1. It is morally reprehensible to take a life, and it is especially reprehensible for the state to do so.
"An eye for an eye makes the whole world blind." –Mahatma Gandhi
2. Executing innocent people outweighs any logic behind the death penalty.
Between 1973 and 2001, 89 death-row inmates were found to be innocent and subsequently were exonerated, escaping death by hours in some cases (The Nation, January 8-15, 2001).
3. Race is often a defining factor in death-penalty cases.
The United States favors prosecuting when the victim is white. More than 80 percent of completed capital cases involve a white victim, even though nationally 50 percent of murder victims are white (http://www.deathpenaltyinfo.org).

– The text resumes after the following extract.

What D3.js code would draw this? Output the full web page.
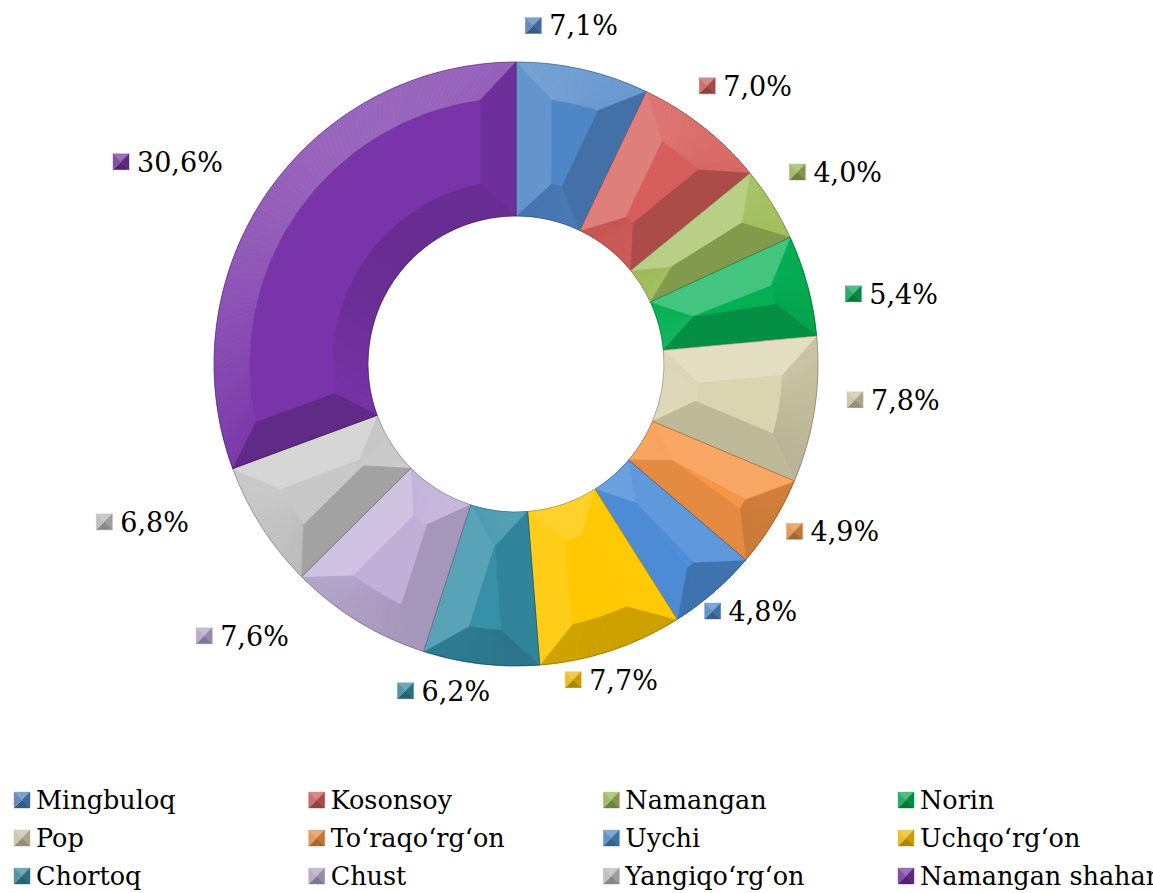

Jurors are far more likely to recommend the death penalty for people of color. Between 1995 and 2000, 75 percent of the federal cases in which juries recommended the death penalty involved black or Latino defendants (http://www.deathpenaltyinfo.org).
4. Whether or not the death penalty is applied depends largely on the quality of legal representation for the accused, and most death-row inmates cannot afford decent representation.
The Texas Defender Service concluded that defendants in that state have more than a one in three chance of being executed without benefit of competent appellate attorneys (Washington Post, January 4, 2002).
5. The death penalty does not deter crime.
The United States has a murder rate three times higher than that of European countries, all of whom have abolished capital punishment (http://www.deathpenaltyinfo.org).
There is no solid evidence that the death penalty decreases crime. Former Attorney General Janet Reno says, "I have inquired for most of my adult life about studies that might show that the death penalty is a deterrent. And I have not seen any research that would substantiate that point" (Reuters, January 21, 2000).
6. It is impossible for the death penalty to ever be administered fairly, given our legal system, and it is therefore unquestionably unconstitutional, because defendants often do not receive a fair trial.